A standout is the gently plaintive “Is My Living in Vain?” Oldham has recast the Clark Sisters’ gospel song as a folk lament with fingerpicked guitar, cello and mandolin. Voicing basic human doubt, the song asks questions such as “Is my labor in vain? / Is my singing in vain?” Oldham’s fragile voice adds poignancy to the song. The response to these questions is “of course not … because up the road is eternal gain.” This refrain echoes Oldham’s other appeals to spirituality, which reflect his difficulties in understanding and responding constructively to the world’s challenges.

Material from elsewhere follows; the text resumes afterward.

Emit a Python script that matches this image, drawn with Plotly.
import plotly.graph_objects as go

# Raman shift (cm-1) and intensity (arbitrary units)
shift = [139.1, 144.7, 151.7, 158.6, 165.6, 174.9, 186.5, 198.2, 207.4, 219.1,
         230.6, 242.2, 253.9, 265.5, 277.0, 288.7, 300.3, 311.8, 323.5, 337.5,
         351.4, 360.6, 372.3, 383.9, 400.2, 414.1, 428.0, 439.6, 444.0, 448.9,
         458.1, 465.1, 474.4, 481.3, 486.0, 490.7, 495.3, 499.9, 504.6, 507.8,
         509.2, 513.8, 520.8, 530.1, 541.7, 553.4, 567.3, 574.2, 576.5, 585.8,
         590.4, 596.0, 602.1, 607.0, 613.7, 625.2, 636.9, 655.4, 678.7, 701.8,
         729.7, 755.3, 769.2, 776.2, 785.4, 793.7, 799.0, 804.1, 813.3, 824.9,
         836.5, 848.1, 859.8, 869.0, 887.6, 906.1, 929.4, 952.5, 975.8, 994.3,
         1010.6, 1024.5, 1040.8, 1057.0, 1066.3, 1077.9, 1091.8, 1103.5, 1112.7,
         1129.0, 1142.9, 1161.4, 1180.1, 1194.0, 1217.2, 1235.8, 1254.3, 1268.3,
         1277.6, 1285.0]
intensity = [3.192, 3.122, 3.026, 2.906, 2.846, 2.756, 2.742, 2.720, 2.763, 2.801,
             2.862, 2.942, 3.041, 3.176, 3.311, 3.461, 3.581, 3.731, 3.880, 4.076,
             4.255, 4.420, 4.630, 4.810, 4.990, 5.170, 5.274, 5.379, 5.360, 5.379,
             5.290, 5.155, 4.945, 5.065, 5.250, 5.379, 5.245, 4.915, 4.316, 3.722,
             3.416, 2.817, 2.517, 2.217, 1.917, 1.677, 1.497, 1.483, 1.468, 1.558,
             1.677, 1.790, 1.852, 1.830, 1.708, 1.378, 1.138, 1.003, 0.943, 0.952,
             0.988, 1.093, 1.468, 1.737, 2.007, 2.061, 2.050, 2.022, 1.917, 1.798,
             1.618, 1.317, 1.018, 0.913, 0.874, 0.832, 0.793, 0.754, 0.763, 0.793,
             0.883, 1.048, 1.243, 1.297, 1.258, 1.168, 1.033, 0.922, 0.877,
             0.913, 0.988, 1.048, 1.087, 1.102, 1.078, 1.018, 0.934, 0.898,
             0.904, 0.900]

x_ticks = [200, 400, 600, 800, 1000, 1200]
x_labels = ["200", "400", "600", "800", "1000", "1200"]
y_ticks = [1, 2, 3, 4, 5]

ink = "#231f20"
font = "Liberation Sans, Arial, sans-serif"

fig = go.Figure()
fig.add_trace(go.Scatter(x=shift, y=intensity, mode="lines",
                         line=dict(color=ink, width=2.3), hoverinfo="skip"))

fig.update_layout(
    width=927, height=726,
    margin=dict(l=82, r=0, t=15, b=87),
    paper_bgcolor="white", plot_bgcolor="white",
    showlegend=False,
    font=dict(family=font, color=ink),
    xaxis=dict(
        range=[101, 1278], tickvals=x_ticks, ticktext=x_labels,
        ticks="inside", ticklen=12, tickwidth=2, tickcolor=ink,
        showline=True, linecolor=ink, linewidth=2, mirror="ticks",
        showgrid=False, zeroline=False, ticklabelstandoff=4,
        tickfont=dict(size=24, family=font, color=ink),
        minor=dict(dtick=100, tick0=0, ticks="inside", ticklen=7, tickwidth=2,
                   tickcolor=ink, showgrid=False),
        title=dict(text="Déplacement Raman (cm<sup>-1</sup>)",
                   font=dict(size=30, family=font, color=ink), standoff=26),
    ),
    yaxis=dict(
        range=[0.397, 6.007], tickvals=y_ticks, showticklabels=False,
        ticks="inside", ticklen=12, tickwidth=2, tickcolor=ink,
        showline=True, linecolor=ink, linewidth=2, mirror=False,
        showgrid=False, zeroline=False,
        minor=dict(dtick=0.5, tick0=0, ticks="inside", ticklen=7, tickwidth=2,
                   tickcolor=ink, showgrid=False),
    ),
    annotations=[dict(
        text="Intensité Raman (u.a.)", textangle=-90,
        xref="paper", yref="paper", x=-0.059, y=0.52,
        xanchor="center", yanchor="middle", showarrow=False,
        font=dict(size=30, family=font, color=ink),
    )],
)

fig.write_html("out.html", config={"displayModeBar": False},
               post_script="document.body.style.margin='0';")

The Purple Bird is an appealing, multifaceted album with many memorable songs. Oldham’s singing is by turns charming and affecting, and the musicians support it sympathetically, adding texture and shading. Oldham’s self-presentation as a sensitive everyman with ordinary human weaknesses is convincing and easy to identify with. He seems motivated by a desire to express the human experience in his songs, offering solace, empathy and humor to his audience. These are admirable qualities that strengthen his work.

While Oldham’s engagement with violence and injustice is welcome and necessary, his treatment of these issues reflects distinct pressures and historical problems. The singer began his musical career in the early 1990s, at a time when the American ruling elite was proclaiming the “end of history” and the final triumph of capitalism. One of the aims was to intimidate and paralyze opposition, to neuter it in every possible way. Even many of those who disagreed with the official version of things were damaged by the promotion of postmodernism and identity politics on the campuses and beyond. These ideological difficulties, along with the lack of a broad-based socialist movement, have weakened the efforts of many musicians over the past several decades.

Oldham, along with other artists, has suffered from this cultural atmosphere. Nor is he the only artist expressing a healthy desire for a more equal society. A more direct engagement with the struggles and problems of the working class can help these artists develop their perspectives and enrich their work.